Bolsonaro’s dismissal of the pandemic has continuously been prompted by the well being of the economy. The prospects of an improved investing environment is one of the reasons he got elected in the first place, appealing to low and middle class brazilians who envisioned rich spendings and a more glamorous life. The Brazilian economy saw tremendous growth under Lula’s presidency and the Workers’ Party (PT), reaching a currency exchange of $1.71 between 2002 and 2010, year on year decrease in the unemployment rate, stable inflation, and a total average GDP growth of 5%. Growth rates started to decrease after Lula’s presidency and reached negative levels in 2015 and 2016. An economic recession alongside a politically unstable situation fuelled by excessive government spending and corruption set the stage for Bolsonaro’s rise.
Yet the promises have not delivered. The Real’s currency exchange is reaching all time highs, currently at almost $6 per dollar, the unemployment rate has increased by 7% since 2010 to 14%, GDP growth rate has averaged little more than 1%, not counting for the predicted drop of 5.8% in 2020 despite anti-lockdown efforts promoted by the national government, and inflation has been constantly increasing since the beginning of the pandemic to the point where a minimum salary worker’s day of work is not worth one kilo of meat.
So why has Bolsonaro rhetoric not changed?

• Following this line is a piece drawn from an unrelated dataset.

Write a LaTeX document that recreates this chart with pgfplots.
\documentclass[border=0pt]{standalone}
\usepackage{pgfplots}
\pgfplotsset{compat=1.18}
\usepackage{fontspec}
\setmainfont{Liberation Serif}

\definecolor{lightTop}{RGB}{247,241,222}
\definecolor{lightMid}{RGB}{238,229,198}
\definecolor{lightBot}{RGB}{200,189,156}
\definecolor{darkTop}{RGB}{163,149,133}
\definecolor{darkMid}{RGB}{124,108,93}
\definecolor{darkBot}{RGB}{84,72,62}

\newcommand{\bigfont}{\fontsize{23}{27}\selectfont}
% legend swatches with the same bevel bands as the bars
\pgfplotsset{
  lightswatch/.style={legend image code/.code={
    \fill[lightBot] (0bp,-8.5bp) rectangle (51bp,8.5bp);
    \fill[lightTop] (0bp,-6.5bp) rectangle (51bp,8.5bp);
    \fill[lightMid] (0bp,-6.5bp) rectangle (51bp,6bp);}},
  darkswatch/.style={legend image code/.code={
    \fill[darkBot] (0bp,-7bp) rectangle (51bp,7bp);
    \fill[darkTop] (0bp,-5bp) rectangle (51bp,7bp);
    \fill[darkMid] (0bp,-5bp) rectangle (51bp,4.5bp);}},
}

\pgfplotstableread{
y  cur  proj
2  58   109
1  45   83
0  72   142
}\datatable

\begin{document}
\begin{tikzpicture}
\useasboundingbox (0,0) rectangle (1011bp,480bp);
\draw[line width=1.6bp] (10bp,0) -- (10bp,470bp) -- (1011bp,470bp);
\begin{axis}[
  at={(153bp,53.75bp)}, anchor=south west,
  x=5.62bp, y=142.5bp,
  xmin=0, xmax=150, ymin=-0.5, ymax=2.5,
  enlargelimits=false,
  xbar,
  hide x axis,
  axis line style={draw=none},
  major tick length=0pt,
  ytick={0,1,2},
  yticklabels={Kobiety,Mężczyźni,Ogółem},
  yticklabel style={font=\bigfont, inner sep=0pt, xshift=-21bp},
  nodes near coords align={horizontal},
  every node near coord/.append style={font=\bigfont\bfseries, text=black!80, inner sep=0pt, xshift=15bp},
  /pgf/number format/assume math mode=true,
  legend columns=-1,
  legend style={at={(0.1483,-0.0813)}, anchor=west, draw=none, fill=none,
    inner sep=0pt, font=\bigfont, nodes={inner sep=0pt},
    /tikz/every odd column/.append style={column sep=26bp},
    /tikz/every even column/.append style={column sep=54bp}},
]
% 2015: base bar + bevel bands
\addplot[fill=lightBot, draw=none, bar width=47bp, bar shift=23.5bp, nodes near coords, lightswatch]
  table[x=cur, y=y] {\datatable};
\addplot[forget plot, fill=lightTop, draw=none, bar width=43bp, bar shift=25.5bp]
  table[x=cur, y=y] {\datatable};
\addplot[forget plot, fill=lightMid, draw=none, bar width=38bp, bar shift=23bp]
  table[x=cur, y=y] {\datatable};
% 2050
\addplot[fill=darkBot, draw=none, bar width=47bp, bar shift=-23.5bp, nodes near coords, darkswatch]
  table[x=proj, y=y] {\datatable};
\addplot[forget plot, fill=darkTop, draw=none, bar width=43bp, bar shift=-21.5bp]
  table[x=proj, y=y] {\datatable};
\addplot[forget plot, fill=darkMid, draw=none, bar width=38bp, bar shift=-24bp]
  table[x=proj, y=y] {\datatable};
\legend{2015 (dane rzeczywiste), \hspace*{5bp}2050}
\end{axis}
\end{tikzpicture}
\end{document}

Taking the argument of protecting the economy versus protecting people’s lives aside, the economy and the national healthcare system alike are collapsing. It’s a lose-lose situation, and no efforts have been done to reverse it.
The situation is critical, but Brazil is not a helpless country. Far from it, in fact. There needs to be more global media coverage and foreign pressure on the Brazilian government to act rationally and put some breaks on Bolsonaro’s disparity, and Bolsonaro himself should be held responsible on a national and international stage for his deadly conduct of the pandemic.
The views expressed in this article are the author’s own and may not reflect the opinions of the St Andrews Economist.